= XM1100 Scorpion =

American anti-vehicle landmine

The XM1100 Scorpion, formerly known as the Intelligent Munitions System, was an anti-vehicle, smart ground munition developed by Textron Defense Systems as a safer alternative to traditional landmines. The Scorpion was originally a component of the Future Combat Systems program. It was a remotely controlled, integrated system of lethal and non-lethal munitions, ground sensors, and communication technology that could autonomously detect, track, and destroy light-wheeled to heavy-tracked vehicles.

== Overview ==
The XM1100 Scorpion consists of a control station and a dispensing module containing the munitions. Each dispensing module can cover a minimum lethal area of 35 meters in diameter, which can be arranged to overlap the fields of other dispensing modules in order to expand the total range of surveillance. An operator supervising a single XM1100 Scorpion control station can control the activity of its corresponding dispensing module at a range of up to 3 kilometers. Unlike traditional landmines, the activity of the XM1100 Scorpion munitions can be remotely turned on or off by the operator, allowing friendly vehicles to pass through the lethal area unharmed if necessary. However, once activated, the XM1100 Scorpion can fire four anti-vehicle smart munitions into the air, releasing a guided warhead on the target. The system is also connected to the Army Battle Command Network, which allows military personnel to monitor enemy and non-combatant activity as well as prevent unwanted or unused munitions from becoming buried and forgotten.

== Development ==
Development for the XM1100 Scorpion began as a response to the U.S. landmine policy directive of 2004, which banned the use of persistent landmines. In July 2006, the U.S. Department of Defense (DoD) awarded Textron Defense Systems with a $115 million contract for the design and development of the XM1100 Scorpion and the similarly smart XM-7 Spider landmine system as part of the DoD's Future Combat Systems (FCS) acquisition program. However, decreases in the Army's funding and the high cost of developing the munition system caused the DoD to delete the project from the FCS contract, and the XM1100 Scorpion was established as a stand-alone program in January 2007 under the supervision of the Army's Project Manager for Close Combat Systems (PM-CCS).

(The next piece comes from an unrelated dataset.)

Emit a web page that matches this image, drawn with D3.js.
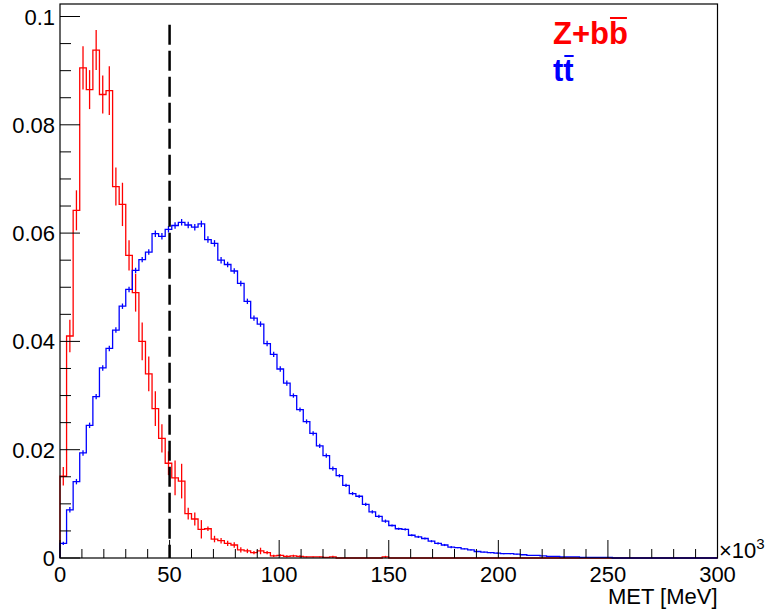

During its development, the XM1100 Scorpion underwent multiple performance tests and design reviews. In 2009, a test series of the system at Fort Benning, Georgia evaluated the XM1100 Scorpion's ability to identify and engage targets in urban environments. Scientists in the Survivability Lethality Analysis Directorate (SLAD) at the U.S. Army Research Laboratory (ARL) also conducted a series of live firing demonstrations at White Sands Missile Range in New Mexico and determined that the XM1100 Scorpion had achieved a “mobility kill,” demonstrating its capabilities in identifying and engaging remote-controlled, mobile targets. In 2010, successful performance testing at Yuma Proving Ground in Arizona showed that the XM1100 Scorpion had verified its operational reliability across all operational environments. However, the XM1100 Scorpion still faced termination risk due to lack of funding. In contrast, the development of the XM-7 Spider continued unhindered due to a $34 million contract awarded by Picatinny Arsenal in 2011. By 2013, the XM1100 Scorpion was integrated into the XM-7 Spider program.